How to dynamically generate input to `partitions` config in BigQuery

Doing some work on BigQuery and trying to do some cost-optimisation. We are working under the assumption that using the dbt BigQuery partitions config will minimise table scans and merge statements vs just using incremental with a partition_by config.

As a result, we would like to do something like the following:

• write a macro that identifies which partitions need updating
• pass that macro’s output to the partitions config in the dbt model
• have it re-write each of those partitions with write_truncate instead of merge (which I think is the behaviour with the partitions config?)

I was trying to test this with basically the following code:

{% macro get_partitions(partition_column, base_table) %}

{% set pc = partition_column %}
{%- call statement('partitions', fetch_result=True) -%}

    select distinct DATE({{pc}}) as part from {{ ref(base_table) }}

{%- endcall -%}

{% set partitions_result = load_result('partitions') %}
{% set partitions  = [] %}
{% for partition in partitions_result['data']  %}
{{ partitions.append(partition[0].strftime('%Y%m%d')) }}
{% endfor %}
{{ log( 'Partitions | -> ' ~ partitions, info=True) }}
{{ return(partitions) }}

{% endmacro %}
{{
    config(materialized='table',
           partition_by='DATE(refund_authorisation_date_time)',
           partitions=get_partitions('refund_authorisation_date_time', 'raw_refunds'),
           verbose=True
           )
}}

with source as (

    select * from {{ ref('raw_refunds') }}

),

stage_refunds as (

    select
       *
    from source
    where DATE(refund_authorisation_date_time) =  PARSE_DATE('%Y%m%d','[DBT__PARTITION_DATE]')

)

select * from stage_refunds

I had two questions:

• Is the thinking around the optimisation correct?
• The macro seems to not run the SQL during the compile stage and it breaks the run. It tries to run it with a CREATE TABLE, instead of updating each partition. It works if I force the macro to pass a specific list of dates. Am I missing something obvious to force that to happen?
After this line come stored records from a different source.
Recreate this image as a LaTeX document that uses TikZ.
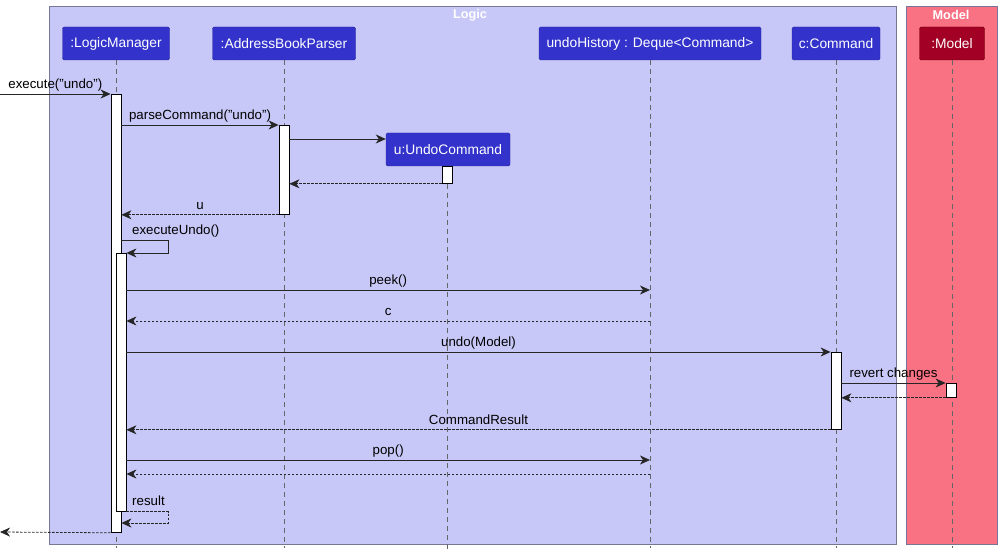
\documentclass[tikz,border=0pt]{standalone}
\usepackage{fontspec}
\setmainfont{Liberation Sans}
\usetikzlibrary{arrows.meta}

\definecolor{logicbg}{RGB}{200,200,248}
\definecolor{modelbg}{RGB}{248,114,132}
\definecolor{framegray}{RGB}{118,118,150}
\definecolor{hdrblue}{RGB}{51,51,204}
\definecolor{hdrline}{RGB}{40,40,150}
\definecolor{hdrred}{RGB}{162,0,37}
\definecolor{hdrredline}{RGB}{111,0,0}

\tikzset{
	frame/.style={draw=framegray, line width=0.8pt},
	frametitle/.style={text=white, font=\bfseries\fontsize{12.7}{15}\selectfont},
	hdr/.style={draw=hdrline, fill=hdrblue, text=white, rounded corners=1.5pt,
		minimum height=33pt, inner sep=0pt, font=\fontsize{13.8}{16}\selectfont},
	life/.style={draw=black!60, dash pattern=on 5pt off 4pt, line width=0.6pt},
	act/.style={draw=black, fill=white, minimum width=10pt, inner sep=0pt, anchor=north, line width=0.8pt},
	msg/.style={draw=black!85, line width=0.8pt, -{Stealth[length=10pt,width=9pt,inset=3pt]}},
	ret/.style={msg, dash pattern=on 2.5pt off 1.5pt},
	lbl/.style={above, inner sep=2pt, text height=10pt, text depth=3pt, font=\fontsize{13.3}{15}\selectfont}
}

\begin{document}
\begin{tikzpicture}[x=1pt,y=-1pt]
	\useasboundingbox (0,0) rectangle (1002,556);
	% boxes
	\draw[frame, fill=logicbg] (49,6) rectangle (896,544);
	\draw[frame, fill=modelbg] (906,6) rectangle (997,544);
	\node[frametitle] (logicT) at (470,15) {Logic};
	\node[frametitle] (modelT) at (951,15) {Model};

	% participants
	\node[hdr, minimum width=107pt] (lm) at (116,43.5) {:LogicManager};
	\node[hdr, minimum width=143pt] (abp) at (284,43.5) {:AddressBookParser};
	\node[hdr, minimum width=222pt] (uh) at (650,43.5) {undoHistory : Deque<Command>};
	\node[hdr, minimum width=88pt] (cc) at (836,43.5) {c:Command};
	\node[hdr, minimum width=65pt, fill=hdrred, draw=hdrredline] (md) at (952,43.5) {:Model};

	\foreach \p in {lm,abp,uh,cc,md}
		\draw[life] (\p.south) -- (\p.south |- 0,548);

	% activations
	\node[act, minimum height=438pt] (lmA) at (116,94) {};
	\node[act, minimum height=89pt] (abpA) at (284,125) {};

	\draw[life] (447,166) -- (447,550);
	\node[hdr, minimum width=124pt] (uc) at (448,149.5) {u:UndoCommand};
	\node[act, minimum height=17pt] (ucA) at (447,166) {};

	\node[act, minimum height=258pt] (lmB) at (121,253) {};
	\node[act, minimum height=77pt] (ccA) at (836,352) {};
	\node[act, minimum height=14pt] (mdA) at (951,383) {};

	\coordinate (in) at (0,94);
	\coordinate (out) at (0,532);

	% messages
	\draw[msg] (in) -- node[lbl] {execute("undo")} (lmA.north west);
	\draw[msg] (lmA.east |- abpA.north) -- node[lbl] {parseCommand("undo")} (abpA.north west);
	\draw[msg] (abpA.east |- 0,139) -- (uc.west |- 0,139);
	\draw[ret] (ucA.south west) -- (abpA.east |- ucA.south);
	\draw[ret] (abpA.south west) -- node[lbl] {u} (lmA.east |- abpA.south);

	\draw[msg] (lmA.east |- 0,240) -- ++(47,0) |- (lmB.north east);
	\node[lbl, anchor=south west] (exU) at (130,240) {executeUndo()};

	\draw[msg] (lmB.east |- 0,290) -- node[lbl] {peek()} (uh |- 0,290);
	\draw[ret] (uh |- 0,321) -- node[lbl] {c} (lmB.east |- 0,321);
	\draw[msg] (lmB.east |- ccA.north) -- node[lbl] {undo(Model)} (ccA.north west);
	\draw[msg] (ccA.east |- mdA.north) -- node[lbl] {revert changes} (mdA.north west);
	\draw[ret] (mdA.south west) -- (ccA.east |- mdA.south);
	\draw[ret] (ccA.south west) -- node[lbl] {CommandResult} (lmB.east |- ccA.south);
	\draw[msg] (lmB.east |- 0,460) -- node[lbl] {pop()} (uh |- 0,460);
	\draw[ret] (uh |- 0,474) -- (lmB.east |- 0,474);

	\draw[ret] (lmB.south east) -- ++(42,0) |- (lmA.east |- 0,523);
	\node[lbl, anchor=south west] (res) at (130,511) {result};
	\draw[ret] (lmA.south west) -- (out);
\end{tikzpicture}
\end{document}
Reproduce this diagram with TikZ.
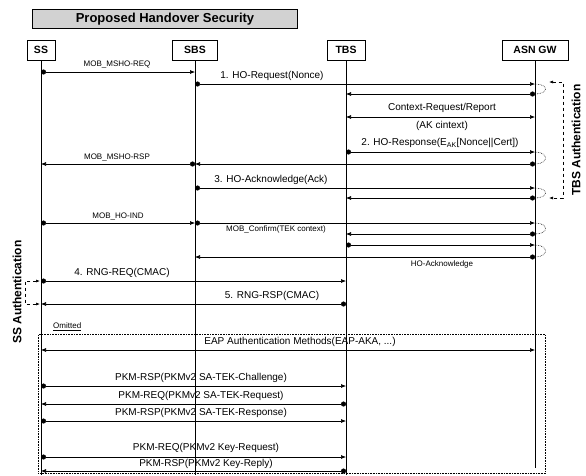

Hey @dylanbaker! The approach you’re using here creates an ingestion-time partitioned table. This is actually doing something totally different than a “regular” incremental model in dbt.

In a “regular” incremental model, dbt will:

  • execute a create table as statement if the model doesn’t already exist in BQ
  • execute a merge (or delete+insert) statement to upsert data into the table if it already exits

In an ingestion-time partitioned model, dbt instead does something totally different:

  • if the table doesn’t already exist, dbt will use the first partition to make an API call to BigQuery which runs the query specified in your model (for the given partition). This query job specifies a destination table for the result set (ie. it does not use a create table as statement, but it’s the same idea)
    • dbt will then modify that table’s partitioning_type to be 'DAY', converting the table into an ingestion-time partitioned table via the API
  • for each subsequent partition specified in the partitions config, dbt will execute a query and persist the result set to a table (again via the API) specifying a “table decorator”. This table decorator looks like my_table_name$20190101 – the 20190101 here specifies the partition for the loaded data, and is accessible via the __PARTITIONTIME pseudo-column.

I tried to describe this as simply as I could, but… it’s complicated! Fortunately, BigQuery released column-level partitioning which is much simpler and actually reasonable to use for data modeling use cases like yours.

If you want to further explore how to optimize your spend using column partitions, I’m super happy to explore that further. We’re aware of issues around how the merge statement is billed in practice, and I think there are some viable workarounds that can be implemented in user-space, as well as some things that we can do in dbt to make it less onerous to implement.

To, uh, actually answer your question though :wink: :

  • your general thinking here sounds appropriate to me (with the noted caveats about ingestion-time partitioned tables)
  • models configs like partitions are collected at parse-time, and dbt (intentionally) doesn’t run queries in statement blocks at parse-time. So, the behavior you’re seeing is expected, though I certainly agree that it’s unpleasant!

If you choose to keep going down this path, you can:

  1. use adapter.execute directly (not documented, or recommended!). Queries made by adapter.execute will run at parse-time, though that might change in the future. Check out how statements are implemented for a usage example.
  2. leverage some built-in dbt macros to generate a list of dates in a given range. There are some examples of how to use these macros in the docs which might be able to address your use case!

Let me know what you think about all this - hope it helps!